(Code that draws figures)
|---|
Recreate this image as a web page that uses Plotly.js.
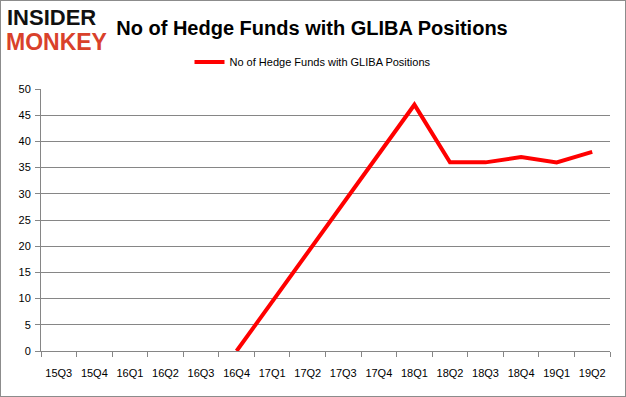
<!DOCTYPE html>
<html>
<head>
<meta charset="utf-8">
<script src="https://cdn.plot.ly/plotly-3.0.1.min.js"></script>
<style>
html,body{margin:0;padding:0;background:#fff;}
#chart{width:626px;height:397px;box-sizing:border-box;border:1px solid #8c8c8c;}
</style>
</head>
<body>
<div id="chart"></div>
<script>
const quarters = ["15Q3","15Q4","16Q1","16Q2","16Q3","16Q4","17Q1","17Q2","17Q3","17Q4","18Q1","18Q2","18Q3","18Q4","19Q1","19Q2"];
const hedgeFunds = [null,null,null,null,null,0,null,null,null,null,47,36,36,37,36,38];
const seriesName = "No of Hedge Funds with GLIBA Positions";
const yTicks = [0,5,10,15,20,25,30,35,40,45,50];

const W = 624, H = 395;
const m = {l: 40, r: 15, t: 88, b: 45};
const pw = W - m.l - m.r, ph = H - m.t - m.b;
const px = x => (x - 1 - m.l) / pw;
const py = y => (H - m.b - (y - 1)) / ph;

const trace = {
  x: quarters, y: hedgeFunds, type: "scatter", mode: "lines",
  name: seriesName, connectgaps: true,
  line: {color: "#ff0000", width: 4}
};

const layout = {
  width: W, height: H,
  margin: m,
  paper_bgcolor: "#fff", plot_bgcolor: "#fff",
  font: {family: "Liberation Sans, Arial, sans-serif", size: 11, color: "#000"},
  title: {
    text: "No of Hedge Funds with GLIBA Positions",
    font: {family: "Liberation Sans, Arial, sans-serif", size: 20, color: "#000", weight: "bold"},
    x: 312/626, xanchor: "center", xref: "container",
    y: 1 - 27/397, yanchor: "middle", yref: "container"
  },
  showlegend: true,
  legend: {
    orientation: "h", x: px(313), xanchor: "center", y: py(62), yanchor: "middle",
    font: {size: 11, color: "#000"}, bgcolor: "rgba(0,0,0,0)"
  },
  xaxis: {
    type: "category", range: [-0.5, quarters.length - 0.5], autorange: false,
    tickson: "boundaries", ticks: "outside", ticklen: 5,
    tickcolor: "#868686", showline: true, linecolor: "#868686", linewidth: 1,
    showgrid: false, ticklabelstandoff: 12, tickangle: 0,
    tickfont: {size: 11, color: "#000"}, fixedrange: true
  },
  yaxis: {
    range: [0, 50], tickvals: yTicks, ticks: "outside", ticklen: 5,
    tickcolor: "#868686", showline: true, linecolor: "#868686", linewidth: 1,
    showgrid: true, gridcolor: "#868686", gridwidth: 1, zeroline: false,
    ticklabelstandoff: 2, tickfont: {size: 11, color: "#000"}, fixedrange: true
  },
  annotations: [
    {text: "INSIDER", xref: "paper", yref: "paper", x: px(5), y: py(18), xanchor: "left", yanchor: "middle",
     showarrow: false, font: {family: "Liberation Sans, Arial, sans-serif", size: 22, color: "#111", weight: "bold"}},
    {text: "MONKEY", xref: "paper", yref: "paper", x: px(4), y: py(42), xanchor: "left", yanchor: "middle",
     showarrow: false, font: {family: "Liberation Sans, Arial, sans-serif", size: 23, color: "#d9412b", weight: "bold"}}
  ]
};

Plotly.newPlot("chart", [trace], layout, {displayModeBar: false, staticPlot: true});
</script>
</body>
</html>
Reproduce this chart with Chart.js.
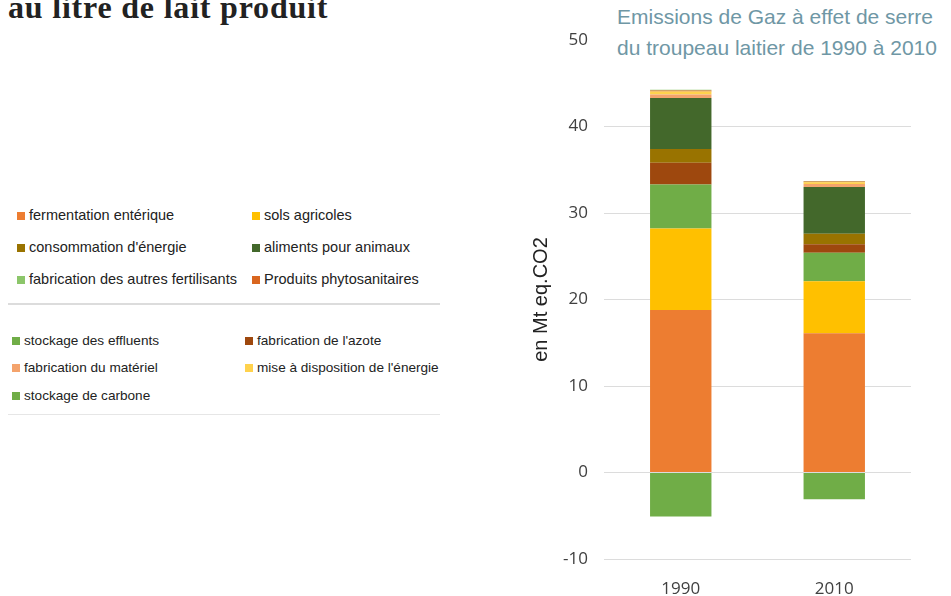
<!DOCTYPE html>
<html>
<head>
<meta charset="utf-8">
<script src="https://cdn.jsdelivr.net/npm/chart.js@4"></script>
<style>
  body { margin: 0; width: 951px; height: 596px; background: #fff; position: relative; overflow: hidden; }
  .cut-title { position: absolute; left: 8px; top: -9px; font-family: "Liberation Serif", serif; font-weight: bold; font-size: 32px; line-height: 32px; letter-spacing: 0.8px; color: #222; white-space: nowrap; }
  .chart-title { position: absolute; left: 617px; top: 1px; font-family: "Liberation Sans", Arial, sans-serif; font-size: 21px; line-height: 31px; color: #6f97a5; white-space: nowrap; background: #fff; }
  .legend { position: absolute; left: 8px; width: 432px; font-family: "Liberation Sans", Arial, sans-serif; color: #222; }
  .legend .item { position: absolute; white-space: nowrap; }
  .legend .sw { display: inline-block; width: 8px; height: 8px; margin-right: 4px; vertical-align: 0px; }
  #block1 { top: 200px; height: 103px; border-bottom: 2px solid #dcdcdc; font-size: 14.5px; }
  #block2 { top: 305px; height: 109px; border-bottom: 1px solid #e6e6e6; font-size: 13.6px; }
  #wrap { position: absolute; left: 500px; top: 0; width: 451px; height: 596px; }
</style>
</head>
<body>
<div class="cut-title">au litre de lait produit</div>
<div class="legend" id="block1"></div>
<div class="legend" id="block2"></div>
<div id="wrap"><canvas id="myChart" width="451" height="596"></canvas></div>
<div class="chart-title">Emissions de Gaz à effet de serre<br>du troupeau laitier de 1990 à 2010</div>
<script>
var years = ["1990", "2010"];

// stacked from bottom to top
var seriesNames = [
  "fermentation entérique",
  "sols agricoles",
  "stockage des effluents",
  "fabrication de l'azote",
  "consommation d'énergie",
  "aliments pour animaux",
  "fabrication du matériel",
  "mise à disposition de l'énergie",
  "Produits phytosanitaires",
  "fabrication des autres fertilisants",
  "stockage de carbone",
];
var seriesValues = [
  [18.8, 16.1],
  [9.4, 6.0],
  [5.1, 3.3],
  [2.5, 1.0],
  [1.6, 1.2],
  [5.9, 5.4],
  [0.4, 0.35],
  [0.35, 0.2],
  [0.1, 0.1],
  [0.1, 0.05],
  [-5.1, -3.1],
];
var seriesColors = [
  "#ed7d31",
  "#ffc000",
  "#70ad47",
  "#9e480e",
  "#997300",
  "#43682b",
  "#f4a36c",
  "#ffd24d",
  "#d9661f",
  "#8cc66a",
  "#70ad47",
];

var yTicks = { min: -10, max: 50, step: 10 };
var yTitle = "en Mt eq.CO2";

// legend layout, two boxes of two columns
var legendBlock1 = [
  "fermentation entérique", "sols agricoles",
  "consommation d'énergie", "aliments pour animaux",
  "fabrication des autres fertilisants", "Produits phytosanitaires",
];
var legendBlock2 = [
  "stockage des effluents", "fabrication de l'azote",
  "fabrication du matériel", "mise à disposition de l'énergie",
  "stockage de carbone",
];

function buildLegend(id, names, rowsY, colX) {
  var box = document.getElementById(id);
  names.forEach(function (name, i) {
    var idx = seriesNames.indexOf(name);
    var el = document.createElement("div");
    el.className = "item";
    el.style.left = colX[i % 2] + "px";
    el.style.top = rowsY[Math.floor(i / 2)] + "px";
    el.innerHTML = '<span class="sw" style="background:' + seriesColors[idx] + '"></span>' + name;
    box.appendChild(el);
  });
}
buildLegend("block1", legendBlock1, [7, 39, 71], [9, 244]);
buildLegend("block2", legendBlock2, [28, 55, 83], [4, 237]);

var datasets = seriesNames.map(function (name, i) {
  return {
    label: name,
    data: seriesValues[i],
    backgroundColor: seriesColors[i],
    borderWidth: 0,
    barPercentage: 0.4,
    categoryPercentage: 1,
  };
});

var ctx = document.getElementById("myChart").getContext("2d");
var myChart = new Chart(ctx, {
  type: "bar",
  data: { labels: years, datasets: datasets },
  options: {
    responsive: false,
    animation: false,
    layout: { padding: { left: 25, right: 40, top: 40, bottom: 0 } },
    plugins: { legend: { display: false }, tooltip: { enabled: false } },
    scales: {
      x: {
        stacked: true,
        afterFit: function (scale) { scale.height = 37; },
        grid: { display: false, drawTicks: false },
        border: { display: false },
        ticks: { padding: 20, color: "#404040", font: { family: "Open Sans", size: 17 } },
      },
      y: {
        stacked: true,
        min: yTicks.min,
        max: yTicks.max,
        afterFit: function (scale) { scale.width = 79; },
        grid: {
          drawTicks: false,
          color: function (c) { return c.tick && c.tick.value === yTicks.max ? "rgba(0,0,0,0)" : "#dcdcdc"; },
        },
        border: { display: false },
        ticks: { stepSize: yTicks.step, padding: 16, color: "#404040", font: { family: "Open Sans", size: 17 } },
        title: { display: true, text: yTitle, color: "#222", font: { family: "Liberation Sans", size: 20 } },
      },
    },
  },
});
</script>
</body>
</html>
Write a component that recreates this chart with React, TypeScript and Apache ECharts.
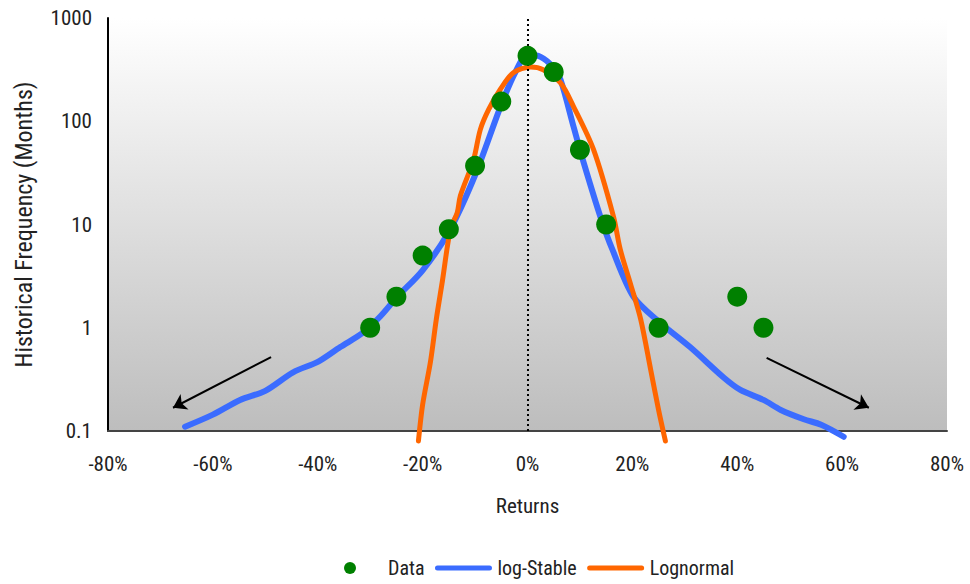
|---|
Please return, exactly as written, the lines from the first line of the records above through the line containing "const py = y => (H - m.b - (y - 1)) / ph;", both included, leaving out any pictures.

Exercise answer:
Recreate this image as a web page that uses Plotly.js.
<!DOCTYPE html>
<html>
<head>
<meta charset="utf-8">
<script src="https://cdn.plot.ly/plotly-3.0.1.min.js"></script>
<style>
html,body{margin:0;padding:0;background:#fff;}
#chart{width:626px;height:397px;box-sizing:border-box;border:1px solid #8c8c8c;}
</style>
</head>
<body>
<div id="chart"></div>
<script>
const quarters = ["15Q3","15Q4","16Q1","16Q2","16Q3","16Q4","17Q1","17Q2","17Q3","17Q4","18Q1","18Q2","18Q3","18Q4","19Q1","19Q2"];
const hedgeFunds = [null,null,null,null,null,0,null,null,null,null,47,36,36,37,36,38];
const seriesName = "No of Hedge Funds with GLIBA Positions";
const yTicks = [0,5,10,15,20,25,30,35,40,45,50];

const W = 624, H = 395;
const m = {l: 40, r: 15, t: 88, b: 45};
const pw = W - m.l - m.r, ph = H - m.t - m.b;
const px = x => (x - 1 - m.l) / pw;
const py = y => (H - m.b - (y - 1)) / ph;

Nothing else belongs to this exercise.